## begin Dataset entries

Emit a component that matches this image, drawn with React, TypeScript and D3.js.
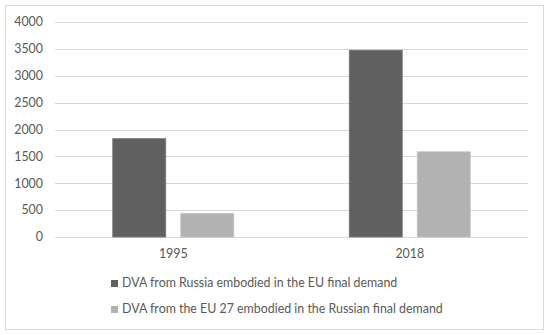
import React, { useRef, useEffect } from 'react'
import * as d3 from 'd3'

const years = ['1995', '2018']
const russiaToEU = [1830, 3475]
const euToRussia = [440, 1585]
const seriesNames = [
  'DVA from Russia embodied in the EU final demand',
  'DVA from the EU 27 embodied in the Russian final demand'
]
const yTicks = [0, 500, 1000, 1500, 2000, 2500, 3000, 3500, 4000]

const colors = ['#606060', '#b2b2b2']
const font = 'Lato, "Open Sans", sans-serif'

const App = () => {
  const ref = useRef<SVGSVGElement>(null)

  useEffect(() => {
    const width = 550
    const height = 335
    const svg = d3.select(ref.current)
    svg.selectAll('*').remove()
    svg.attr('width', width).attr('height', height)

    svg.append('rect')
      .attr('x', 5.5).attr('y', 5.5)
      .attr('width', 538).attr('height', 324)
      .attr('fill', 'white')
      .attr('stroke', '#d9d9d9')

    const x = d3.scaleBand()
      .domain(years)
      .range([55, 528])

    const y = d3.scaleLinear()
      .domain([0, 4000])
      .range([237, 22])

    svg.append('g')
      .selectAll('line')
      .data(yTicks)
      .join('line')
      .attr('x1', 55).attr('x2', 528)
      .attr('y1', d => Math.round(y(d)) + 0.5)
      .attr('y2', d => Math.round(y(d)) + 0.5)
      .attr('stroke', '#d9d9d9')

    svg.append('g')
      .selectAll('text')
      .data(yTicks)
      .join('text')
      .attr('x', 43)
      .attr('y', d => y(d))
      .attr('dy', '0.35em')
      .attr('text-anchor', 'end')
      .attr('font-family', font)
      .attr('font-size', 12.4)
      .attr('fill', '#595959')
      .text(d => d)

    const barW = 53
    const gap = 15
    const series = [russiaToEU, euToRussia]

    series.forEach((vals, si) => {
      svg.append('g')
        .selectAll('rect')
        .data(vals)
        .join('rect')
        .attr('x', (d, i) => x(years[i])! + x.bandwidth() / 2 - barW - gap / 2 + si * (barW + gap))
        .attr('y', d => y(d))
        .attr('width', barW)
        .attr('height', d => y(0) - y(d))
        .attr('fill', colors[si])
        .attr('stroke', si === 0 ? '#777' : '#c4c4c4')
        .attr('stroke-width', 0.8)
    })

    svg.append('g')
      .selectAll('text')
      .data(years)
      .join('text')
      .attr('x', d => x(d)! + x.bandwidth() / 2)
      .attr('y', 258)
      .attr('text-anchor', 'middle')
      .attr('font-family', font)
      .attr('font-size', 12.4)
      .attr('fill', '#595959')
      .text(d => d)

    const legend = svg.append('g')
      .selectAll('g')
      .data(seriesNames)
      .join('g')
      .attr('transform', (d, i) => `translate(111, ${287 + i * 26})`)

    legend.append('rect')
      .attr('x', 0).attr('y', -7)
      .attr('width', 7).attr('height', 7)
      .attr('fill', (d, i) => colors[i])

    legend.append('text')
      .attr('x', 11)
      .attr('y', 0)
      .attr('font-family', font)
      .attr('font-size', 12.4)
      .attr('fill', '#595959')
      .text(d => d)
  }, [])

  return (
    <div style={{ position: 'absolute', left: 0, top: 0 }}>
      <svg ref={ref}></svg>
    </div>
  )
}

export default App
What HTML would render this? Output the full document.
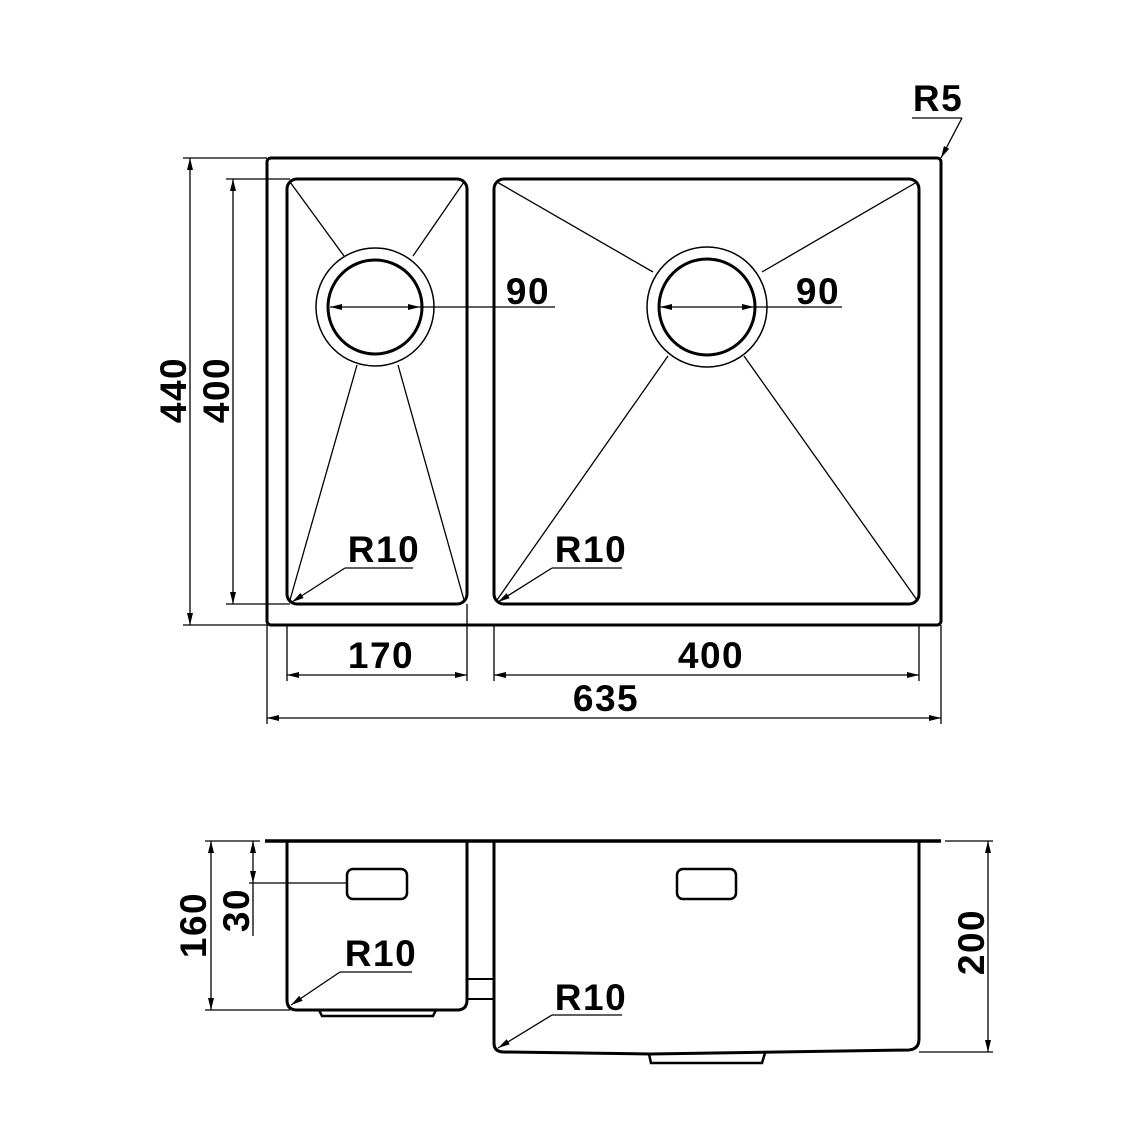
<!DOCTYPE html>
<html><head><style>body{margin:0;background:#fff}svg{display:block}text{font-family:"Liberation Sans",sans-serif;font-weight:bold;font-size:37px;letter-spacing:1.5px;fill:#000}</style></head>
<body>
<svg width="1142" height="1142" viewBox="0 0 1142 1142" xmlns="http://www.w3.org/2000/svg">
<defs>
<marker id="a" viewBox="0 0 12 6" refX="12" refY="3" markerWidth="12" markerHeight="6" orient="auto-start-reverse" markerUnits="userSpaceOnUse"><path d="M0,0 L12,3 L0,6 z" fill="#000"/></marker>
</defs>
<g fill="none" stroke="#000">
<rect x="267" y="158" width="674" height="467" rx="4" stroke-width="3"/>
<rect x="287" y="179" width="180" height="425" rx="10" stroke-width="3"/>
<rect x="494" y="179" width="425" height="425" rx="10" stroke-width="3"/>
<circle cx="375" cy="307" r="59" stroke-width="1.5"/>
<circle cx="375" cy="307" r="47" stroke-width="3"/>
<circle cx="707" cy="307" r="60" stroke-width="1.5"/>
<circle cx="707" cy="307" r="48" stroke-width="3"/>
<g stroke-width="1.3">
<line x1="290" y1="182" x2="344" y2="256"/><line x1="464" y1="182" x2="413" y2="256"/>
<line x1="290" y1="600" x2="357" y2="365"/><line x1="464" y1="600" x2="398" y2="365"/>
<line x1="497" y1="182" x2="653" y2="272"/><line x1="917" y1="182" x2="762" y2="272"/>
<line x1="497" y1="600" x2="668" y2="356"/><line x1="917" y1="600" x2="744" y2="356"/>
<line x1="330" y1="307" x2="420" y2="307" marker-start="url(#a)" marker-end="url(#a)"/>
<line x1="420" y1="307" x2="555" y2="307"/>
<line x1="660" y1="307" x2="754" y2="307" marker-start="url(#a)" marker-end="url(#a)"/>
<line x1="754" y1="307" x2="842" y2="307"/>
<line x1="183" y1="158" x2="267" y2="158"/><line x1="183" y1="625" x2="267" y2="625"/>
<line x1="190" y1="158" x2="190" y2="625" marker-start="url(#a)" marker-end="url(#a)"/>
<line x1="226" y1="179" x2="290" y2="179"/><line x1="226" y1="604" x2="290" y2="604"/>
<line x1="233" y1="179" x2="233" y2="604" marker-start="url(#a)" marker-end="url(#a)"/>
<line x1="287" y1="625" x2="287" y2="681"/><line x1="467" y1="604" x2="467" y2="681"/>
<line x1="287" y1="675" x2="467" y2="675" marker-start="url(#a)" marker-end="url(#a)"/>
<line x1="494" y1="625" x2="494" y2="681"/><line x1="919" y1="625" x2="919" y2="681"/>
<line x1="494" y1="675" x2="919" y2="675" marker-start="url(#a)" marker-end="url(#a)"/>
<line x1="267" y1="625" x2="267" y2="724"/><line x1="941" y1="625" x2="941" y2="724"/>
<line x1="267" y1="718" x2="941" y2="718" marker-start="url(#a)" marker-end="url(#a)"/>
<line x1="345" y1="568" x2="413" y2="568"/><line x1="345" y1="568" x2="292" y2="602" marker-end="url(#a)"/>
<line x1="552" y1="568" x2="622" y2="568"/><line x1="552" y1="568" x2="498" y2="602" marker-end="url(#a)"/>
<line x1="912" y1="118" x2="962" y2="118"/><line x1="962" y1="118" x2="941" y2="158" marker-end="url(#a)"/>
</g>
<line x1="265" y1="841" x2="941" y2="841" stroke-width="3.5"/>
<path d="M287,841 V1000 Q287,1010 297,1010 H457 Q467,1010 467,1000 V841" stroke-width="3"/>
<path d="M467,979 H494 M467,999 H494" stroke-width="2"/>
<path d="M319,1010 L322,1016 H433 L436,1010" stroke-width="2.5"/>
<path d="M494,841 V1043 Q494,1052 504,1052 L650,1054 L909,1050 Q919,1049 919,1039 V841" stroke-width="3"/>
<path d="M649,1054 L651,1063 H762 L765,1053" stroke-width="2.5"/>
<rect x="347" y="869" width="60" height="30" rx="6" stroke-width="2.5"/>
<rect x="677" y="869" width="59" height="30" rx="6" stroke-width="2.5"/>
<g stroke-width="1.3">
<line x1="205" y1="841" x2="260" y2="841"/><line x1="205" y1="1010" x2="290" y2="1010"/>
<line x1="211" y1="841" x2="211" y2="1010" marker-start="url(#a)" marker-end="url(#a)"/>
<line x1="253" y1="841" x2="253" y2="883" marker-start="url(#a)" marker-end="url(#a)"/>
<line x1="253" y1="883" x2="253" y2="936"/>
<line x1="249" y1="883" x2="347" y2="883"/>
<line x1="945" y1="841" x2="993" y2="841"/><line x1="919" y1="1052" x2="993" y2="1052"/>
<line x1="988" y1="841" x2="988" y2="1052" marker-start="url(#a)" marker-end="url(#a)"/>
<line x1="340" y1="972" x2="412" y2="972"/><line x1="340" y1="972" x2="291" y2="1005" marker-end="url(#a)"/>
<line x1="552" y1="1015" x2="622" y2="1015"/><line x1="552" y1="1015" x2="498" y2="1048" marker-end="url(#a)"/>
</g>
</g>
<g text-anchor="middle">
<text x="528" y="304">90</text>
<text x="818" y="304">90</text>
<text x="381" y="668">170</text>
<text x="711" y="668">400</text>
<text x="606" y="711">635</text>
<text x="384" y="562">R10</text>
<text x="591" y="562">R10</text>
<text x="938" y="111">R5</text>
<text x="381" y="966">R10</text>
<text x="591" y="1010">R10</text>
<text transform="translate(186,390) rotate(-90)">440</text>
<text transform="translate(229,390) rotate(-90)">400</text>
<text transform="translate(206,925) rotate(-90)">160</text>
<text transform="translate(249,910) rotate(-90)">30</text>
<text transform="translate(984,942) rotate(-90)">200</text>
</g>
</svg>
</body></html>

## end Dataset entries

» Problem statement: Lines holding the word "React" in the entries above are the ones to pull out. Copy them all.

» Completed task:
Emit a component that matches this image, drawn with React, TypeScript and D3.js.
import React, { useRef, useEffect } from 'react'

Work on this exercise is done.